Maybe every adult did, and growing up meant learning the secrets one by one, taking a series of hesitant, or sudden, steps into the bigger world and finding it fitting or frightening or baffling to be there. You light your first match, the flame blossoming abruptly from your fingertips. You take possession of a pet and agree to take care of it. You find yourself standing alone in public, a grown-up stranger’s eyes fixed upon you, expectantly—as I did when the family visited a California amusement park and filed into a row of seats to watch, onstage, someone we’d seen on TV: Andy Devine, a movie cowboy sidekick and kids’ entertainer. He strolled the stage with a microphone, a hitch in his stride, and, in his raspy, angular voice that suggested chronic delight, cracked jokes and recounted tales of old Hollywood. He had a big, rubbery face, bushy-browed and jowly. As I watched him, I thought about how I was watching him, how I was having an experience. This was a star—he’d been on Flipper and Batman, for Pete’s sake—and he and I were in the same room at the same time. I felt myself, in the moment, recording my memory of the moment.
I leaned toward my father and asked if I could borrow the camera. “The camera?” he whispered. “You?” I nodded, and he handed it to me. It was heavier than I’d expected.
I stood up and shuffled sideways past the long row of knees, then walked down the main aisle twenty rows to the lip of the stage. I lifted the lens to my eye and pointed it at Devine. He noticed me, sidled over, still talking, and posed for a good shot. I continued to hold the camera in front of my face. It occurred to me that I didn’t know what to do next. How did one work this thing? Was there something, perhaps, I was supposed to know about flashbulbs? I stood still, and Devine stood still, pointing his face at the camera that was pointing at him. Then he squinted quizzically, shrugged, pivoted, and strolled toward the ot
her end of the stage. I returned to my seat and handed the camera back to my father. He grinned and shook his head. My siblings rolled their eyes.

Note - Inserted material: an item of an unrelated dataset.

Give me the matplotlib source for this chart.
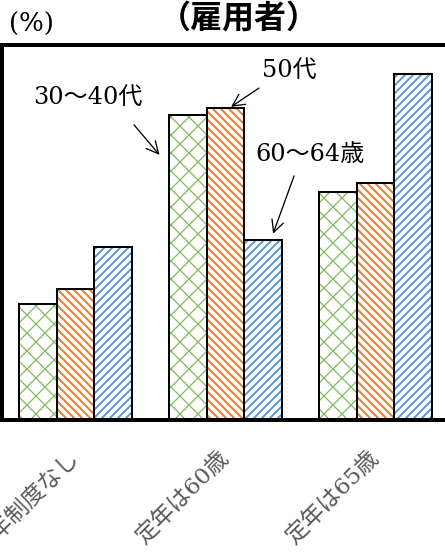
import matplotlib
matplotlib.use('Agg')
import matplotlib.pyplot as plt
from matplotlib import backend_bases
import numpy as np

plt.rcParams['font.family'] = ['DejaVu Serif', 'Noto Sans CJK JP']
plt.rcParams['hatch.linewidth'] = 2.0

# a slightly coarser cross lattice than 'xx', finer than 'x'
_hatch_path = backend_bases.GraphicsContextBase.get_hatch_path
def hatch_path(self, density=6.0):
    if self.get_hatch() == 'x':
        density = 8.5
    return _hatch_path(self, density)
backend_bases.GraphicsContextBase.get_hatch_path = hatch_path

# data
groups = ['定年制度なし', '定年は60歳', '定年は65歳']
series = ['30〜40代', '50代', '60〜64歳']
age_30_40 = [15.4, 40.6, 30.4]
age_50 = [17.4, 41.5, 31.6]
age_60_64 = [23.0, 24.0, 46.1]

colors = ['#7cb955', '#ed7d31', '#5b9bd5']
hatches = ['x', '\\\\\\', '///']
hatch_lw = [1.2, 2.0, 2.0]

DPI = 72
W, H = 445, 558
fig = plt.figure(figsize=(W / DPI, H / DPI), dpi=DPI)
ax = fig.add_axes([1.5 / W, (H - 420) / H, 1 - 1.5 / W, (420 - 44.5) / H])

x = np.arange(len(groups))
width = 0.25
for i, vals in enumerate([age_30_40, age_50, age_60_64]):
    pos = x + (i - 1) * width
    with plt.rc_context({'hatch.linewidth': hatch_lw[i]}):
        bars = ax.bar(pos, vals, width, facecolor='white', edgecolor=colors[i],
                      hatch=hatches[i], linewidth=0)
    for b in bars:
        if hasattr(b, 'set_hatch_linewidth'):
            b.set_hatch_linewidth(hatch_lw[i])
    ax.bar(pos, vals, width, fill=False, edgecolor='black', linewidth=2)

ax.set_xlim(-0.493, 2.463)
ax.set_ylim(0, 50)
ax.set_yticks([])
ax.set_xticks(x, groups)
ax.tick_params(axis='x', length=0, pad=35, labelsize=23, labelcolor='#5a5a5a')
for lbl in ax.get_xticklabels():
    lbl.set(rotation=45, ha='right', va='center', rotation_mode='anchor')

for s in ['top', 'bottom', 'left']:
    ax.spines[s].set_linewidth(4)
ax.spines['right'].set_visible(False)

# series labels with arrows
arrow = dict(arrowstyle='->,head_length=0.6,head_width=0.3', lw=1.3,
             color='black', shrinkA=0, shrinkB=0, mutation_scale=20)
ax.text(-0.283, 43.0, series[0], fontsize=24, va='center', ha='left')
ax.annotate('', xy=(0.56, age_30_40[1] - 5.3), xytext=(0.39, 39.3), arrowprops=arrow)
ax.text(1.243, 46.6, series[1], fontsize=24, va='center', ha='left')
ax.annotate('', xy=(1.037, age_50[1] + 0.2), xytext=(1.223, 44.2), arrowprops=arrow)
ax.text(1.197, 35.3, series[2], fontsize=24, va='center', ha='left')
ax.annotate('', xy=(1.317, age_60_64[1] + 0.8), xytext=(1.457, 32.5), arrowprops=arrow)

fig.text(238.5 / W, 1 - 19 / H, '（雇用者）', ha='center', va='center', fontsize=32,
         fontweight='bold', family='Noto Sans CJK JP')
fig.text(9 / W, 1 - 24 / H, '(%)', ha='left', va='center', fontsize=26)

fig.savefig('out.png', dpi=DPI)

It was a risk to hold in my hands any unfamiliar complicated object, or even a simple one, such as a baseball bat. I had taken the Cub Scout oath because all the boys were doing it; the same assumption—that any organized activity my peers were volunteering for must be a requirement of boyhood—compelled me to join a Pee Wee baseball team. The best part was the uniform: a bright orange T-shirt, the team name—MAPLE LEAF—inscribed in black on the front. The rest was a mix of boredom, bafflement, and ineptness. Every game, all game long, I stood in right field, inert, my hand clammy in my glove, listening to the distant, wind-muffled sounds of other boys hollering at each other. For the season, I went hitless—bat and ball never made contact—and the team went winless: 0–11.
It was only after practice, when I trudged across the diamond and through the opening in the chain-link fence, then headed home alone, that happiness, even exhilaration, began to take hold of me. It might have been that, as with the moment after I left the confessional, I felt the joy of a dreaded thing being over. But it was more than that: it was my being alone, walking home, but having a while until I would arrive and so, for a time, being unaccounted for, accountable only to myself, living my life in secret, accompanied only by whatever dog chose to tail me for a block and by my own meandering thoughts or the scrap of a tune I’d begun humming without being aware of it. The distance from the ball field to home was only a little more than a mile, but anything might happen on that walk. One afternoon, practice ended under menacing slate-gray clouds. A block into my walk, with a thunder crack, the sky opened. Hail, swift and sharp, pelted me. It hurt. But I liked the chill of it and the feel of hailstones melting inside my shirt, trickling down my back. I liked that I was caught in something vast and wild and mindless but something natural, something that happens, something that will end eventually.